Bet You Wish You'd Installed a Blender in a Cooler Lid
The Coolest Cooler, one of the top-funded Kickstarter projects of all time, actually failed last year. So what's different? It's now bright orange with a jaunty new shape. Instead of a basic rectangle cooler with features glommed onto it, the Coolest looks like something new -- at once recognizable as a traditional cooler, yet with new angles that imply this cooler is ready to party.
Jul 16, 2014 7:17 AM PT
The hottest crowdsourced hit of the summer is the Coolest Cooler, an unassuming party cooler that features a built-in ice-crushing blender, a removable waterproof Bluetooth speaker, a USB charger, an LED lid light, a gear tie down, super wide wheels for dragging it over sand, a bottle opener, integrated storage for plates, a divider to help keep your margarita ice separate from your sandwiches, and a rust-proof ceramic knife built right into the lid.
The knife isn't there to help you fend off robbers -- the knife is there so you can cut limes.
This is a party cooler, and it's touched a nerve: Within just a few days, the Coolest absolutely rocketed in Kickstarter funding to blow past US$5.2 million in project support. With 44 days of funding to go, it's hard to imagine the Coolest not going much higher. The Coolest is getting widespread press all over the Internet and beyond. It's only a matter of time before the inventor, Ryan Grepper from Portland, Ore., shows up on morning TV news shows.
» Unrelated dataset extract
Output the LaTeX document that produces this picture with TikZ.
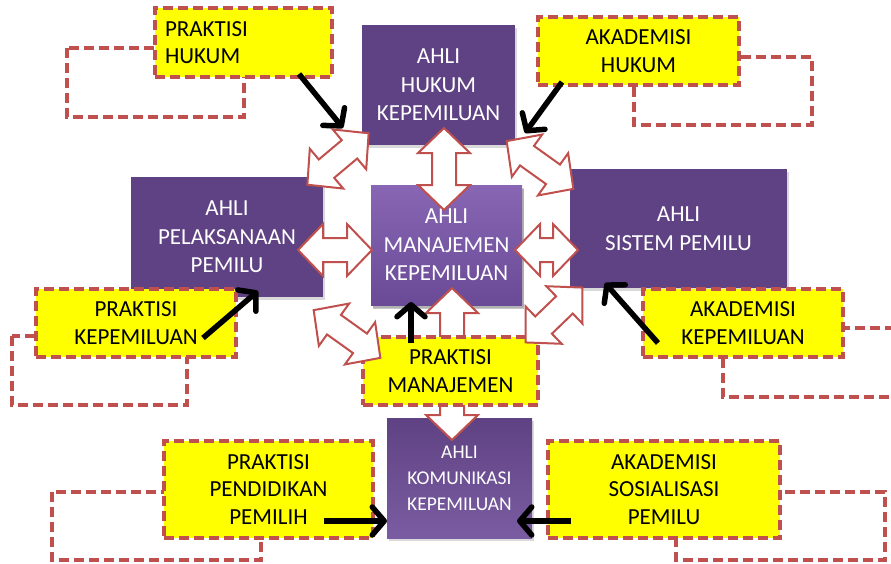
\documentclass[tikz,border=0pt]{standalone}
\usepackage{fontspec}
\setmainfont{Carlito}
\usetikzlibrary{arrows.meta,shadows}
\definecolor{ahliungu}{HTML}{5F4283}
\definecolor{ahliterang}{HTML}{8866B4}
\definecolor{ahlitua}{HTML}{6A4A96}
\definecolor{garismerah}{HTML}{C0504D}
\definecolor{kuning}{HTML}{FFFF00}
\tikzstyle{ahli}=[rectangle, fill=ahliungu, text=white, align=center, inner sep=0pt, font=\fontsize{23}{28.5}\selectfont, drop shadow={opacity=0.3, shadow xshift=1.5pt, shadow yshift=-2.5pt}]
\tikzstyle{pakar}=[rectangle, fill=kuning, draw=garismerah, line width=3.6pt, dash pattern=on 10pt off 5pt, align=center, inner sep=0pt, font=\fontsize{23}{27.5}\selectfont]
\tikzstyle{bayang}=[draw=garismerah, line width=3.6pt, dash pattern=on 10pt off 5pt]
\tikzstyle{panah}=[draw=garismerah, fill=white, line width=2pt, line join=miter]
\tikzstyle{tunjuk}=[black, line width=5.5pt, -{Straight Barb[length=12pt,width=28pt,round]}]
\newcommand{\dblPanah}[4]{%
    \begin{scope}[shift={(#1,#2)}, rotate=#3]
    \draw[panah] ({-#4/2},0) -- ({-#4/2+25},26) -- ({-#4/2+25},12) -- ({#4/2-25},12) -- ({#4/2-25},26) -- ({#4/2},0) -- ({#4/2-25},-26) -- ({#4/2-25},-12) -- ({-#4/2+25},-12) -- ({-#4/2+25},-26) -- cycle;
    \end{scope}
}
\begin{document}
\begin{tikzpicture}[x=1pt, y=-1pt]
    \useasboundingbox (0,0) rectangle (891,563);

    %ghost boxes
    \foreach \xa/\ya/\xb/\yb in {67/48/244/117, 634/57/812/125, 12/336/187/405, 723/328/905/397, 52/492/261/560, 676/492/885/560} {
    \draw[bayang] (\xa,\ya) rectangle (\xb,\yb);
    }

    %ahli
    \node[ahli, minimum width=153pt, minimum height=120pt] (hukum) at (438.5,85) {AHLI\\HUKUM\\KEPEMILUAN};
    \node[ahli, minimum width=192pt, minimum height=120pt] (pelaksanaan) at (227,237) {AHLI\\PELAKSANAAN\\PEMILU};
    \node[ahli, minimum width=217pt, minimum height=119pt] (sistem) at (678.5,228.5) {AHLI\\SISTEM PEMILU};
    \node[ahli, minimum width=151pt, minimum height=120pt, top color=ahliterang, bottom color=ahlitua, drop shadow={opacity=0.45, shadow xshift=1.5pt, shadow yshift=-3.5pt}] (manajemen) at (446.5,245) {AHLI\\MANAJEMEN\\KEPEMILUAN};
    \node[ahli, minimum width=145pt, minimum height=120pt, top color=ahliungu, bottom color=ahliterang!90!black, font=\fontsize{19.5}{26}\selectfont] (komunikasi) at (459.5,478) {AHLI\\KOMUNIKASI\\KEPEMILUAN};

    % vertical arrow under praktisi manajemen
    \dblPanah{452}{364}{90}{152}

    %praktisi and akademisi
    \node[pakar, minimum width=177pt, minimum height=69pt, text width=157pt, align=left] (ph) at (243.5,42.5) {PRAKTISI\\HUKUM};
    \node[pakar, minimum width=201pt, minimum height=68pt] (ah) at (638.5,51) {AKADEMISI\\HUKUM};
    \node[pakar, minimum width=200pt, minimum height=68pt] (pk) at (136,323) {PRAKTISI\\KEPEMILUAN};
    \node[pakar, minimum width=200pt, minimum height=68pt] (ak) at (743,323) {AKADEMISI\\KEPEMILUAN};
    \node[pakar, minimum width=175pt, minimum height=68pt] (pm) at (450.5,371) {PRAKTISI\\MANAJEMEN};
    \node[pakar, minimum width=209pt, minimum height=97pt] (pp) at (268.5,489.5) {PRAKTISI\\PENDIDIKAN\\PEMILIH};
    \node[pakar, minimum width=232pt, minimum height=97pt] (as) at (664,489.5) {AKADEMISI\\SOSIALISASI\\PEMILU};

    %double arrows
    \dblPanah{444}{169}{90}{82}
    \dblPanah{335}{250}{0}{74}
    \dblPanah{546.5}{250}{0}{63}
    \dblPanah{338}{159}{40}{80}
    \dblPanah{540}{165}{-35.6}{82}
    \dblPanah{347}{334}{-35.6}{82}
    \dblPanah{554}{315}{44}{79}

    %black arrows
    \coordinate (ph1) at (299,74);   \coordinate (ph2) at (343,128);
    \coordinate (ah1) at (562,82);   \coordinate (ah2) at (525,133);
    \coordinate (pk1) at (203,338);  \coordinate (pk2) at (258,291);
    \coordinate (pm1) at (411,343);  \coordinate (pm2) at (411,302);
    \coordinate (ak1) at (658,343);  \coordinate (ak2) at (605,283);
    \coordinate (pp1) at (324,521);  \coordinate (pp2) at (387,521);
    \coordinate (as1) at (571,521);  \coordinate (as2) at (517,521);
    \foreach \n in {ph,ah,pk,pm,ak,pp,as} {
    \draw[tunjuk] (\n1) -- (\n2);
    }

\end{tikzpicture}
\end{document}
The Coolest Cooler is already the 6th most-funded Kickstarter project of all time.
So what gives?
Little-Known Fact: The Coolest Failed Last Year
Interestingly, Grepper first tried to launch the Coolest last year on Kickstarter. That first project had a funding goal of $125,000 and garnered 279 backers who pledged a total of $102,188. Obviously, Grepper didn't give up. He retooled the design -- mostly just the look of the Coolest -- and revamped the Kickstarter project marketing page to better show off its features. And the funding goal? He actually reduced it to $50,000.
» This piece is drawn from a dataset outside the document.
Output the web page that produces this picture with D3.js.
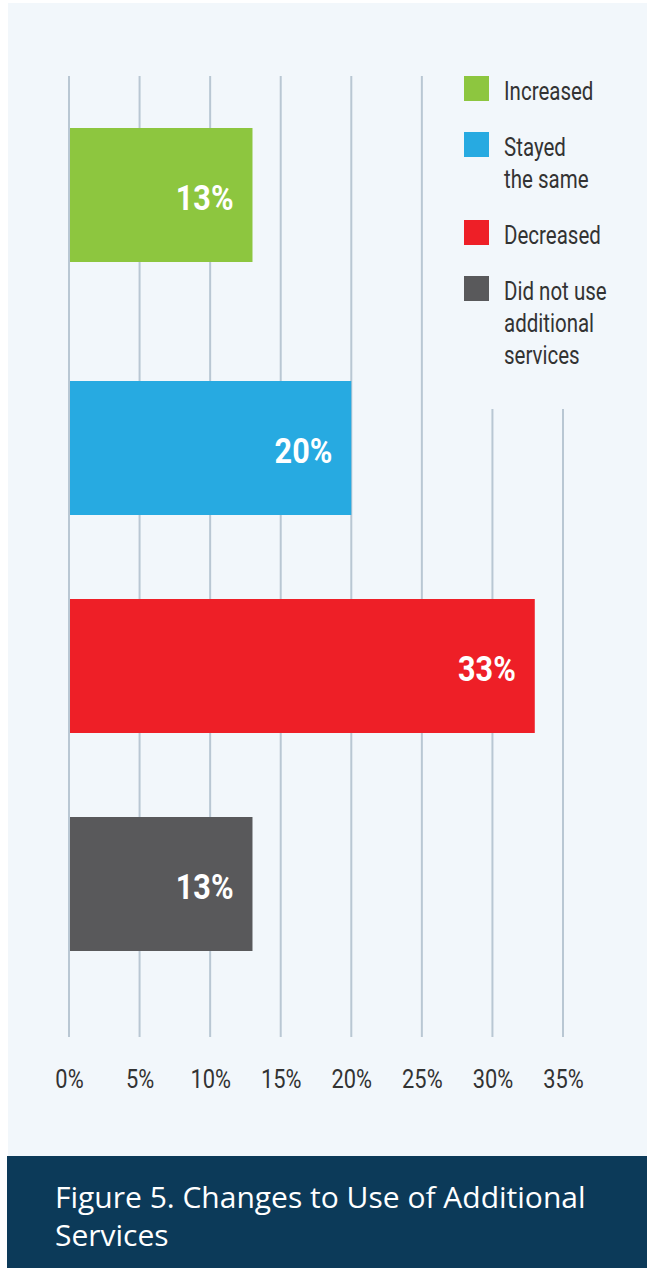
<!DOCTYPE html>
<html>
<head>
<meta charset="utf-8">
<script src="https://cdn.jsdelivr.net/npm/d3@7"></script>
<style>
  html, body { margin: 0; padding: 0; background: #ffffff; }
  svg { display: block; }
</style>
</head>
<body>
<svg id="chart" width="647" height="1270"></svg>
<script>
// Survey response shares
const categories = ["Increased", "Stayed the same", "Decreased", "Did not use additional services"];
const values = [13, 20, 33, 13];
const colors = ["#8DC63F", "#27AAE1", "#EE1F27", "#59595B"];
const legendLines = [["Increased"], ["Stayed", "the same"], ["Decreased"], ["Did not use", "additional", "services"]];
const tickValues = [0, 5, 10, 15, 20, 25, 30, 35];
const tickLabels = ["0%", "5%", "10%", "15%", "20%", "25%", "30%", "35%"];
const titleLines = ["Figure 5. Changes to Use of Additional", "Services"];

const svg = d3.select("#chart");
const W = 647, H = 1270;

// panel background and title band
svg.append("rect").attr("x", 8).attr("y", 3).attr("width", W - 8).attr("height", 1153).attr("fill", "#F2F7FB");
svg.append("rect").attr("x", 7).attr("y", 1156).attr("width", W - 7).attr("height", 112).attr("fill", "#0C3A59");

const gridTop = 76, gridBottom = 1037, legendBottom = 409;

const x = d3.scaleLinear().domain([0, 35]).range([69, 563]);

// rows: evenly stepped, the first row sits a little higher under the legend
const y = d3.scaleBand().domain(categories).range([163, 951]).paddingInner(84 / 218).paddingOuter(0);
const firstRowLift = 35;
const rowTop = (d, i) => y(d) - (i === 0 ? firstRowLift : 0);

// vertical grid lines
svg.append("g").selectAll("line")
  .data(tickValues)
  .join("line")
  .attr("x1", d => x(d)).attr("x2", d => x(d))
  .attr("y1", d => d > 25 ? legendBottom : gridTop)
  .attr("y2", gridBottom)
  .attr("stroke", "#B9C7D3")
  .attr("stroke-width", 2);

// tick labels via axis
const axis = d3.axisBottom(x).tickValues(tickValues).tickSize(0)
  .tickFormat((d, i) => tickLabels[i]);
const axisG = svg.append("g").attr("transform", "translate(0,1061)").call(axis);
axisG.select(".domain").remove();
axisG.selectAll("text")
  .attr("fill", "#333333")
  .attr("font-family", "Roboto, 'Noto Sans', sans-serif")
  .attr("font-size", 26)
  .attr("dy", 0)
  .attr("y", 0)
  .attr("transform", "translate(0,27) scale(0.84,1)");

// bars
const rows = categories.map((c, i) => ({ c, v: values[i], color: colors[i], i }));
svg.append("g").selectAll("rect")
  .data(rows)
  .join("rect")
  .attr("x", x(0) + 1)
  .attr("y", d => rowTop(d.c, d.i))
  .attr("width", d => x(d.v) - x(0) - 1)
  .attr("height", y.bandwidth())
  .attr("fill", d => d.color);

// value labels inside bars
svg.append("g").selectAll("text")
  .data(rows)
  .join("text")
  .attr("transform", d => `translate(${x(d.v) - 19},${rowTop(d.c, d.i) + y.bandwidth() / 2 + 15}) scale(0.85,1)`)
  .attr("text-anchor", "end")
  .attr("fill", "#ffffff")
  .attr("font-family", "Roboto, 'Noto Sans', sans-serif")
  .attr("font-weight", 700)
  .attr("font-size", 36)
  .text(d => d.v + "%");

// legend
const legend = svg.append("g");
let legendY = 76;
legendLines.forEach((lines, i) => {
  legend.append("rect").attr("x", 464).attr("y", legendY).attr("width", 25).attr("height", 25).attr("fill", colors[i]);
  lines.forEach((ln, j) => {
    legend.append("text")
      .attr("transform", `translate(504,${legendY + 24 + j * 32}) scale(0.82,1)`)
      .attr("fill", "#333333")
      .attr("font-family", "Roboto, 'Noto Sans', sans-serif")
      .attr("font-size", 25)
      .text(ln);
  });
  legendY += lines.length * 32 + 24;
});

// title
svg.append("g").selectAll("text")
  .data(titleLines)
  .join("text")
  .attr("x", 55)
  .attr("y", (d, i) => 1208 + i * 38)
  .attr("fill", "#ffffff")
  .attr("font-family", "'Open Sans', 'Noto Sans', sans-serif")
  .attr("font-size", 30)
  .text(d => d);
</script>
</body>
</html>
So what's fundamentally different? Tapping into a viral zeitgeist of funding love isn't easy, of course, but one thing jumps out: The new version of the Coolest is bright orange and takes on a new overall jaunty shape. Instead of a basic rectangle cooler with features glommed onto it, the Coolest looks like something new -- at once recognizable as a traditional cooler, yet with new angles that imply this cooler is ready to party.
Plus, think about the launch date: Last year's Coolest Cooler launched in the fall and didn't complete its funding until late December. Who wants to buy a cooler in December?
This year, though, the Coolest launched in July, which is a hot summer month when the summer is still full of promise. The irony is that the previous campaign would have delivered a Coolest in time to use in the summer of 2014, while this new and improved Coolest won't ship out to backers until the chilly month of February in 2015.
There are a few low-dollar rewards for people who like the idea but aren't ready to commit. For $55, you can get a "Keep Calm and Blend On" Coolest t-shirt with a blended drink guide and Coolest reusable party cup.
Early birds were able to get the Coolest Cooler for $165, while everyone else can still get one for $185, which will save you a whopping $115 off of the $299 expected retail price next year.
After that, you get Coolest options that include the t-shirt and cups, along with a $1,750 10-pack of Coolest Coolers for those who are super serious partiers (85 backers so far).
For $2,000, Grepper agreed to personally fly out to your home town and man your bar at your next event with a fully functional Coolest prototype. Grepper writes, "I make incredible drinks and dogs and kids like me." This offer reached its limit with eight backers taking him up on it.
Because this project took off so quickly, Grepper introduced some reach goals that let backers vote on new colors, like Margarita, Blue Curacao, Sangria or Cosmo.
Meanwhile, What's the Risk?
As with any manufactured product, especially larger products that include multiple types of integrated items, the supply chain and assembly-and-delivery process introduce the risk of delays. To minimize errors or delays, Grepper says he's working with tooling manufacturers that have a track record for prompt quality. Plus, he's lining up backup suppliers for each component in case one supplier runs into an unforeseen problem.
Manufacturing of the injection and blow-molded parts will begin in December, with final assembly and shipping starting in January and February.